## Source excerpt

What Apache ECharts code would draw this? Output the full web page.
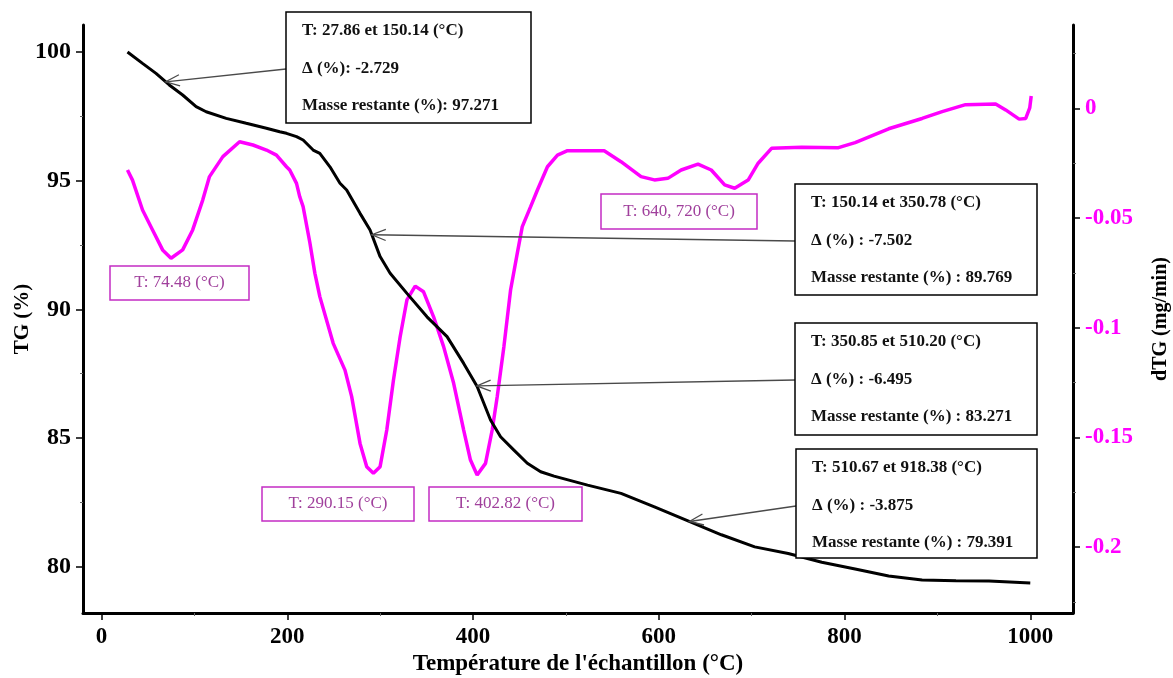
<!DOCTYPE html>
<html>
<head>
<meta charset="utf-8">
<title>TG / dTG</title>
<script src="https://cdn.jsdelivr.net/npm/echarts@6/dist/echarts.min.js"></script>
<style>
html,body{margin:0;padding:0;background:#fff;}
#main{width:1173px;height:678px;}
</style>
</head>
<body>
<div id="main"></div>
<script>
// courbe TG (%)
var tgTemp = [27.9, 44.1, 58.6, 72.9, 87.3, 101.8, 112.6, 134.2, 155.8, 177.5, 191.8, 199.1, 209.9, 217, 227.8, 235,
	245.9, 256.7, 263.9, 278.3, 289.1, 299.9, 310.7, 328.8, 350.4, 372, 389.9, 404.4, 418.8, 429.6, 444, 458.4,
	472.8, 487.2, 523.3, 559.3, 595.3, 631.4, 667.4, 703.3, 739.4, 775.5, 811.4, 847.5, 883.5, 920, 955.6, 1000];
var tgValue = [100.0, 99.56, 99.17, 98.72, 98.33, 97.88, 97.68, 97.42, 97.23, 97.04, 96.90, 96.84, 96.71, 96.58, 96.19, 96.06,
	95.54, 94.90, 94.64, 93.73, 93.08, 92.05, 91.40, 90.62, 89.71, 88.94, 87.90, 87.00, 85.70, 85.05, 84.53, 84.02,
	83.69, 83.52, 83.17, 82.85, 82.32, 81.78, 81.24, 80.77, 80.51, 80.17, 79.91, 79.64, 79.48, 79.45, 79.44, 79.37];

// courbe dTG (mg/min)
var dtgTemp = [27.9, 33.3, 44.1, 54.9, 65.7, 74.8, 87.3, 98.1, 108.9, 116.2, 130.6, 148.6, 163, 177.5, 188.3, 199.1,
	202.6, 209.9, 213.4, 217, 224.2, 229.7, 235, 249.4, 262.1, 269.3, 278.3, 285.5, 292.7, 299.9, 307.1, 314.3,
	321.5, 328.8, 337.7, 346.7, 357.5, 368.3, 379.1, 389.9, 397.2, 404.4, 413.4, 420.6, 426, 433.2, 440.4, 447.6,
	453, 462, 469.3, 480.1, 490.9, 501.7, 541.2, 559.3, 580.9, 595.3, 609.7, 624.1, 642.2, 656.5, 670.9, 681.7,
	696.2, 707, 721.4, 753.8, 793.5, 811.4, 847.5, 883.5, 905.1, 930.3, 962.7, 973.5, 988, 995.1, 999.4, 1001];
var dtgValue = [-0.0281, -0.0327, -0.0463, -0.0554, -0.0645, -0.0683, -0.0645, -0.0554, -0.0418, -0.0311, -0.0220, -0.0152, -0.0167, -0.0190, -0.0213, -0.0266,
	-0.0281, -0.0342, -0.0403, -0.0448, -0.0610, -0.0752, -0.0858, -0.1071, -0.1193, -0.1314, -0.1527, -0.1633, -0.1663, -0.1633, -0.1466, -0.1238,
	-0.1041, -0.0873, -0.0810, -0.0836, -0.0950, -0.1086, -0.1253, -0.1466, -0.1603, -0.1671, -0.1618, -0.1466, -0.1314, -0.1086, -0.0828, -0.0661,
	-0.0539, -0.0448, -0.0372, -0.0266, -0.0213, -0.0193, -0.0193, -0.0243, -0.0311, -0.0326, -0.0319, -0.0281, -0.0254, -0.0281, -0.0349, -0.0364,
	-0.0327, -0.0250, -0.0182, -0.0177, -0.0179, -0.0156, -0.0093, -0.0046, -0.0015, 0.0017, 0.0020, -0.0007, -0.0049, -0.0046, 0.0002, 0.0056];

// graduations
var xTicks = [0, 200, 400, 600, 800, 1000];
var xMinor = [100, 300, 500, 700, 900];
var tgTicks = [80, 85, 90, 95, 100];
var tgMinor = [82.5, 87.5, 92.5, 97.5];
var dtgTicks = [0, -0.05, -0.1, -0.15, -0.2];
var dtgMinor = [0.025, -0.025, -0.075, -0.125, -0.175, -0.225];

// textes des cadres
var stepTexts = [
	['T: 27.86 et 150.14 (°C)', 'Δ (%): -2.729', 'Masse restante (%): 97.271'],
	['T: 150.14 et 350.78 (°C)', 'Δ (%) : -7.502', 'Masse restante (%) : 89.769'],
	['T: 350.85 et 510.20 (°C)', 'Δ (%) : -6.495', 'Masse restante (%) : 83.271'],
	['T: 510.67 et 918.38 (°C)', 'Δ (%) : -3.875', 'Masse restante (%) : 79.391']
];
var stepArrowT = [69, 291, 404, 633];
var peakTexts = ['T: 74.48 (°C)', 'T: 290.15 (°C)', 'T: 402.82 (°C)', 'T: 640, 720 (°C)'];

var FONT = '"Liberation Serif", "Times New Roman", serif';
var xMin = -20, xMax = 1046;
var tgMin = 78.2, tgMax = 101.05;
var dtgMin = -0.23, dtgMax = 0.038;

function pairs(a, b) {
	var out = [];
	for (var i = 0; i < a.length; i++) out.push([a[i], b[i]]);
	return out;
}
function interp(xs, ys, x) {
	for (var i = 1; i < xs.length; i++) {
		if (x <= xs[i]) {
			var f = (x - xs[i - 1]) / (xs[i] - xs[i - 1]);
			return ys[i - 1] + f * (ys[i] - ys[i - 1]);
		}
	}
	return ys[ys.length - 1];
}
function plain(v) {
	return String(v);
}

var chart = echarts.init(document.getElementById('main'));
var option = {
	backgroundColor: '#fff',
	animation: false,
	grid: { left: 83, right: 100, top: 25, bottom: 65, containLabel: false, outerBoundsMode: 'none' },
	xAxis: [
		{
			type: 'value', min: xMin, max: xMax, position: 'bottom',
			name: "Température de l'échantillon (°C)", nameLocation: 'middle', nameGap: 40, nameMoveOverlap: false,
			nameTextStyle: { fontFamily: FONT, fontWeight: 'bold', fontSize: 23, color: '#000' },
			axisLine: { onZero: false, lineStyle: { color: '#000', width: 3 } },
			axisTick: { customValues: xTicks, length: 7, lineStyle: { color: '#000', width: 1.5 } },
			axisLabel: { customValues: xTicks, formatter: plain, margin: 13, fontFamily: FONT, fontWeight: 'bold', fontSize: 23, color: '#000' },
			splitLine: { show: false }
		},
		{
			type: 'value', min: xMin, max: xMax, position: 'bottom',
			axisLine: { show: false, onZero: false },
			axisTick: { customValues: xMinor, length: 3, lineStyle: { color: '#666', width: 1 } },
			axisLabel: { show: false },
			splitLine: { show: false }
		}
	],
	yAxis: [
		{
			type: 'value', min: tgMin, max: tgMax, position: 'left',
			name: 'TG (%)', nameLocation: 'middle', nameGap: 50, nameRotate: 90, nameMoveOverlap: false,
			nameTextStyle: { fontFamily: FONT, fontWeight: 'bold', fontSize: 21, color: '#000' },
			axisLine: { show: true, onZero: false, lineStyle: { color: '#000', width: 3 } },
			axisTick: { show: true, customValues: tgTicks, length: 7, lineStyle: { color: '#000', width: 1.5 } },
			axisLabel: { customValues: tgTicks, formatter: plain, margin: 12, fontFamily: FONT, fontWeight: 'bold', fontSize: 24, color: '#000' },
			splitLine: { show: false }
		},
		{
			type: 'value', min: dtgMin, max: dtgMax, position: 'right',
			name: 'dTG (mg/min)', nameLocation: 'middle', nameGap: 78, nameRotate: 90, nameMoveOverlap: false,
			nameTextStyle: { fontFamily: FONT, fontWeight: 'bold', fontSize: 20, color: '#000' },
			axisLine: { show: true, onZero: false, lineStyle: { color: '#000', width: 3 } },
			axisTick: { show: true, customValues: dtgTicks, length: 7, lineStyle: { color: '#000', width: 1.5 } },
			axisLabel: { customValues: dtgTicks, formatter: plain, margin: 12, fontFamily: FONT, fontWeight: 'bold', fontSize: 23, color: '#ff00ff' },
			splitLine: { show: false }
		},
		{
			type: 'value', min: tgMin, max: tgMax, position: 'left',
			axisLine: { show: false, onZero: false },
			axisTick: { show: true, customValues: tgMinor, length: 3, lineStyle: { color: '#666', width: 1 } },
			axisLabel: { show: false },
			splitLine: { show: false }
		},
		{
			type: 'value', min: dtgMin, max: dtgMax, position: 'right',
			axisLine: { show: false, onZero: false },
			axisTick: { show: true, customValues: dtgMinor, length: 3, lineStyle: { color: '#666', width: 1 } },
			axisLabel: { show: false },
			splitLine: { show: false }
		}
	],
	series: [
		{
			name: 'TG', type: 'line', xAxisIndex: 0, yAxisIndex: 0,
			data: pairs(tgTemp, tgValue), showSymbol: false, symbol: 'none',
			lineStyle: { color: '#000', width: 3 }, z: 3
		},
		{
			name: 'dTG', type: 'line', xAxisIndex: 0, yAxisIndex: 1,
			data: pairs(dtgTemp, dtgValue), showSymbol: false, symbol: 'none',
			lineStyle: { color: '#ff00ff', width: 3.5 }, z: 2
		}
	]
};
chart.setOption(option);

// cadres et flèches
var stepBoxes = [[286, 12, 245, 111], [795, 184, 242, 111], [795, 323, 242, 112], [796, 449, 241, 109]];
var lineOffsets = [19, 57, 94];
var peakBoxes = [[110, 266, 139, 34], [262, 487, 152, 34], [429, 487, 153, 34], [601, 194, 156, 35]];
var els = [];

for (var i = 0; i < stepBoxes.length; i++) {
	var b = stepBoxes[i];
	var tip = chart.convertToPixel({ xAxisIndex: 0, yAxisIndex: 0 }, [stepArrowT[i], interp(tgTemp, tgValue, stepArrowT[i])]);
	var sx = b[0], sy = b[1] + 57;
	var ang = Math.atan2(sy - tip[1], sx - tip[0]);
	var hl = 15, hw = 0.38;
	els.push({
		type: 'polyline', z: 100,
		shape: { points: [[sx, sy], tip] },
		style: { stroke: '#4a4a4a', lineWidth: 1.3, fill: null }
	});
	els.push({
		type: 'polyline', z: 100,
		shape: { points: [
			[tip[0] + hl * Math.cos(ang + hw), tip[1] + hl * Math.sin(ang + hw)],
			tip,
			[tip[0] + hl * Math.cos(ang - hw), tip[1] + hl * Math.sin(ang - hw)]
		] },
		style: { stroke: '#4a4a4a', lineWidth: 1.3, fill: null }
	});
	els.push({
		type: 'rect', z: 101,
		shape: { x: b[0], y: b[1], width: b[2], height: b[3] },
		style: { fill: '#fff', stroke: '#000', lineWidth: 1.5 }
	});
	for (var k = 0; k < 3; k++) {
		els.push({
			type: 'text', z: 102, x: b[0] + 16, y: b[1] + lineOffsets[k],
			style: { text: stepTexts[i][k], font: 'bold 17px ' + FONT, fill: '#111', textVerticalAlign: 'middle' }
		});
	}
}

for (var j = 0; j < peakBoxes.length; j++) {
	var p = peakBoxes[j];
	els.push({
		type: 'rect', z: 101,
		shape: { x: p[0], y: p[1], width: p[2], height: p[3] },
		style: { fill: '#fff', stroke: '#c42cc4', lineWidth: 1.5 }
	});
	els.push({
		type: 'text', z: 102, x: p[0] + p[2] / 2, y: p[1] + p[3] / 2,
		style: { text: peakTexts[j], font: '17px ' + FONT, fill: '#a0409c', textAlign: 'center', textVerticalAlign: 'middle' }
	});
}

chart.setOption({ graphic: { elements: els } });
</script>
</body>
</html>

## Written problem
Repeat the listing above exactly from its first line to the line containing "79.45, 79.44, 79.37];", both included, and omit the pictures.

## Solution to this exercise
What Apache ECharts code would draw this? Output the full web page.
<!DOCTYPE html>
<html>
<head>
<meta charset="utf-8">
<title>TG / dTG</title>
<script src="https://cdn.jsdelivr.net/npm/echarts@6/dist/echarts.min.js"></script>
<style>
html,body{margin:0;padding:0;background:#fff;}
#main{width:1173px;height:678px;}
</style>
</head>
<body>
<div id="main"></div>
<script>
// courbe TG (%)
var tgTemp = [27.9, 44.1, 58.6, 72.9, 87.3, 101.8, 112.6, 134.2, 155.8, 177.5, 191.8, 199.1, 209.9, 217, 227.8, 235,
	245.9, 256.7, 263.9, 278.3, 289.1, 299.9, 310.7, 328.8, 350.4, 372, 389.9, 404.4, 418.8, 429.6, 444, 458.4,
	472.8, 487.2, 523.3, 559.3, 595.3, 631.4, 667.4, 703.3, 739.4, 775.5, 811.4, 847.5, 883.5, 920, 955.6, 1000];
var tgValue = [100.0, 99.56, 99.17, 98.72, 98.33, 97.88, 97.68, 97.42, 97.23, 97.04, 96.90, 96.84, 96.71, 96.58, 96.19, 96.06,
	95.54, 94.90, 94.64, 93.73, 93.08, 92.05, 91.40, 90.62, 89.71, 88.94, 87.90, 87.00, 85.70, 85.05, 84.53, 84.02,
	83.69, 83.52, 83.17, 82.85, 82.32, 81.78, 81.24, 80.77, 80.51, 80.17, 79.91, 79.64, 79.48, 79.45, 79.44, 79.37];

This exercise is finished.